Impunidad selectiva

Me atropellaron, cuando salía de una misa, voces enfurecidas que sostenían que “el Gobierno está vendido a las Farc”, que “los cabecillas serán congresistas”, y que “estamos condenados a soportar la impunidad total”.


Inmediatamente, en asociación de ideas automática, visualicé la estatua en Bogotá de Laureano Gómez; las fotos de periódicos mostrando campesinos degollados con el “corte de franela”; las imágenes de patriarca romano, con su cabeza plateada, de Mariano Ospina Pérez; los “pájaros” del Valle del Cauca, recordados como respetables jefes políticos.

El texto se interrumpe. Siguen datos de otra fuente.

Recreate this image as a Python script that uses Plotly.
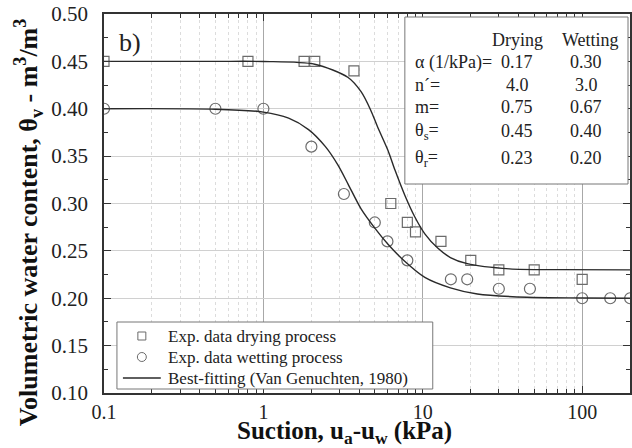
import plotly.graph_objects as go

# ---- experimental data ----
dry_x = [0.1, 0.8, 1.8, 2.1, 3.7, 6.3, 8.0, 9.0, 13, 20, 30, 50, 100]
dry_y = [0.45, 0.45, 0.45, 0.45, 0.44, 0.30, 0.28, 0.27, 0.26, 0.24, 0.23, 0.23, 0.22]

wet_x = [0.1, 0.5, 1.0, 2.0, 3.2, 5.0, 6.0, 8.0, 15, 19, 30, 47, 100, 150, 200]
wet_y = [0.40, 0.40, 0.40, 0.36, 0.31, 0.28, 0.26, 0.24, 0.22, 0.22, 0.21, 0.21, 0.20, 0.20, 0.20]

# ---- best-fitting curves ----
fit_dry_x = [0.1, 0.5, 1.0, 2.1, 3.4, 4.1, 4.7, 5.2, 6.05, 6.7, 7.7, 8.9, 10.3, 12.4, 14.9, 19, 35, 72, 200]
fit_dry_y = [0.45, 0.45, 0.4499, 0.447, 0.433, 0.418, 0.399, 0.381, 0.356, 0.335, 0.309, 0.286, 0.268, 0.253, 0.243, 0.2365, 0.231, 0.2302, 0.23]

fit_wet_x = [0.1, 0.5, 1.0, 1.44, 1.92, 2.45, 2.95, 3.41, 4.11, 5.0, 6.05, 7.7, 10.3, 14.9, 22, 45, 100, 200]
fit_wet_y = [0.40, 0.3995, 0.3965, 0.390, 0.378, 0.360, 0.340, 0.320, 0.294, 0.274, 0.257, 0.239, 0.222, 0.211, 0.2045, 0.201, 0.2003, 0.20]

# ---- parameter table ----
param_labels = ["α (1/kPa)=", "n´=", "m=", "θ<sub>s</sub>=", "θ<sub>r</sub>="]
param_drying = ["0.17", "4.0", "0.75", "0.45", "0.23"]
param_wetting = ["0.30", "3.0", "0.67", "0.40", "0.20"]

legend_labels = ["Exp. data drying process", "Exp. data wetting process",
                 "Best-fitting (Van Genuchten, 1980)"]

x_tickvals = [0.1, 1, 10, 100]
x_ticktext = ["0.1", "1", "10", "100"]
x_minor = [v * d for d in (0.1, 1, 10) for v in range(2, 10)] + [200]

FONT = "Liberation Serif, Times New Roman, serif"
MK = "#6b6b6b"
LN = "#2a2a2a"
TXT = "#222"

fig = go.Figure()
fig.add_trace(go.Scatter(x=dry_x, y=dry_y, mode="markers", name=legend_labels[0],
                         marker=dict(symbol="square-open", size=10, color=MK, line=dict(width=1.2))))
fig.add_trace(go.Scatter(x=wet_x, y=wet_y, mode="markers", name=legend_labels[1],
                         marker=dict(symbol="circle-open", size=11, color=MK, line=dict(width=1.2))))
fig.add_trace(go.Scatter(x=fit_dry_x, y=fit_dry_y, mode="lines", name=legend_labels[2],
                         line=dict(color=LN, width=1.4, shape="spline", smoothing=0.8)))
fig.add_trace(go.Scatter(x=fit_wet_x, y=fit_wet_y, mode="lines", name=legend_labels[2],
                         line=dict(color=LN, width=1.4, shape="spline", smoothing=0.8)))

W, H = 632, 448
L, R, T, B = 104, 0, 14, 55
pw, ph = W - L - R, H - T - B

def px(x):
    return (x - L) / pw

def py(y):
    return (H - B - y) / ph

def txt(text, x, y, size, xanchor="center", **kw):
    d = dict(text=text, x=px(x), y=py(y), xref="paper", yref="paper", showarrow=False,
             xanchor=xanchor, yanchor="middle", font=dict(family=FONT, size=size, color=TXT))
    d.update(kw)
    return d

ann = []
# parameter table
ann.append(txt("Drying", 519, 40, 18))
ann.append(txt("Wetting", 592, 40, 18))
rows_y = [62, 85, 107, 131, 158]
for lab, d, w, ry in zip(param_labels, param_drying, param_wetting, rows_y):
    ann.append(txt(lab, 414, ry, 18, xanchor="left"))
    ann.append(txt(d, 519, ry, 18))
    ann.append(txt(w, 588, ry, 18))

# legend texts
leg_y = [336, 357, 378]
for lab, ly in zip(legend_labels, leg_y):
    ann.append(txt(lab, 166, ly, 17, xanchor="left"))

ann.append(txt("b)", 130, 42, 26))
ann.append(txt("<b>Suction, u<sub>a</sub>-u<sub>w</sub> (kPa)</b>", 345, 432, 25, font=dict(family=FONT, size=25, color="#111")))
ann.append(txt("<b>Volumetric water content, θ<sub>v</sub> - m<sup>3</sup>/m<sup>3</sup></b>", 28, 222, 26,
               textangle=-90, font=dict(family=FONT, size=26, color="#111")))

shapes = [
    # parameter box
    dict(type="rect", xref="paper", yref="paper", x0=px(406), x1=px(630), y0=py(184), y1=py(17),
         line=dict(color="#777", width=1), fillcolor="white", layer="above"),
    # legend box
    dict(type="rect", xref="paper", yref="paper", x0=px(117), x1=px(434), y0=py(389), y1=py(322),
         line=dict(color="#777", width=1), fillcolor="white", layer="above"),
    # legend symbols
    dict(type="rect", xref="paper", yref="paper", x0=px(138), x1=px(146), y0=py(340), y1=py(332),
         line=dict(color=MK, width=1), fillcolor="rgba(0,0,0,0)", layer="above"),
    dict(type="circle", xref="paper", yref="paper", x0=px(137.5), x1=px(146.5), y0=py(361.5), y1=py(352.5),
         line=dict(color=MK, width=1), fillcolor="rgba(0,0,0,0)", layer="above"),
    dict(type="line", xref="paper", yref="paper", x0=px(123), x1=px(161), y0=py(378), y1=py(378),
         line=dict(color=LN, width=1.4), layer="above"),
]

fig.update_layout(
    width=W, height=H, margin=dict(l=L, r=R, t=T, b=B),
    paper_bgcolor="white", plot_bgcolor="white",
    font=dict(family=FONT, size=20, color=TXT),
    annotations=ann, shapes=shapes, showlegend=False,
)

fig.update_xaxes(type="log", range=[-1, 2.30], tickvals=x_tickvals, ticktext=x_ticktext,
                 ticks="inside", ticklen=7, tickcolor="#333", showline=True, linecolor="#333", linewidth=1.5,
                 mirror="ticks", showgrid=True, gridcolor="#a8a8a8", gridwidth=1, zeroline=False,
                 minor=dict(tickvals=x_minor, ticks="inside", ticklen=4, tickcolor="#333",
                            showgrid=True, gridcolor="#dcdcdc", griddash="dot", gridwidth=1),
                 tickfont=dict(family=FONT, size=20, color=TXT), ticklabelstandoff=0)
fig.update_yaxes(range=[0.10, 0.50], dtick=0.05, tick0=0.10, tickformat=".2f",
                 ticks="inside", ticklen=7, tickcolor="#333", showline=True, linecolor="#333", linewidth=1.5,
                 mirror="ticks", showgrid=True, gridcolor="#d0d0d0", gridwidth=1, zeroline=False,
                 minor=dict(dtick=0.025, ticks="inside", ticklen=4, tickcolor="#333", showgrid=False),
                 tickfont=dict(family=FONT, size=21, color=TXT), ticklabelstandoff=10)

fig.write_html("out.html")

En fin.

No ahondo más para no ser cómplice de agitar la polarización extrema e irracional que vivimos actualmente, ad portas de negociar al fin un acuerdo de paz para iniciar el arduo sendero del posconflicto, o seguir en esta salvaje sed de sangre con más muertos campesinos, en un país donde las fosas comunes no dan abasto, donde cada día aparecen más “desaparecidos” en potreros, donde los ríos ya están cansados de arrastrar cadáveres hinchados.

Como afirma el jurista español Enrique Santiago, quien ayudó a Baltasar Garzón en la captura de Augusto Pinochet , “los máximos responsables no son los que han empuñado las armas”.

¿Dónde están los nombres de los ganaderos, empresarios y políticos que financiaron el paramilitarismo y son responsables de atroces crímenes de lesa humanidad?

Los que han puesto la mayoría de los muertos son los soldados del Ejército, las víctimas de minas, bombardeos, acosos, las mujeres violadas y los niños sacrificados. Y por el otro lado hay campesinos reclutados, guerrilleros a la fuerza porque no tienen otro medio de supervivencia, muchísimos de ellos sin tener claro quién es el “enemigo”, víctimas de ideologías caducas y convertidos de la noche a la mañana en “asesinos” sin redención.

El Ejército colombiano ha combatido con valor y sacrificado muchas vidas de jóvenes. También ha dado de baja a importantes cabecillas de la insurgencia. Este es el conflicto armado que tenemos que parar. Curiosamente, los políticos tras bambalinas, los jefes de esta orquesta sangrienta, como no se han ido para el monte, siempre han jugado, no solamente a pasar de agache, sino a perpetuarse como próceres.

Los muertos los pone el pueblo: los pobres, los que jamás salen en los periódicos, ni siquiera cuando sus cuerpos flotan río abajo. Tampoco salen en las página sociales los soldados o policías amputados, ni los adolescentes asesinados por los falsos positivos. Ellos son “los muertos”. Nada más.

Ni generales, ni comandantes, ni senadores, ni expresidentes van al combate. No se puede exigir, en un acuerdo de paz, que sólo una parte de los actores de este conflicto armado chupe cárcel, mientras los otros siguen devengando sumas astronómicas, gobernando o ejerciendo poder tras los tronos, amparados, ellos sí, en una impunidad total.

En Colombia, desde la época colonial hasta la actualidad, somos responsables del desangramiento nacional. No existen buenos ni malos. Es la perversa política de un país que se quedó estancado en el feudalismo y la inequidad.

A ver si todos reconocemos estar untados. Es la única forma de llegar a la reconciliación.

Posdata. Estoy de acuerdo con Santiago: “creer que la única sanción es una cárcel es un concepto medieval”.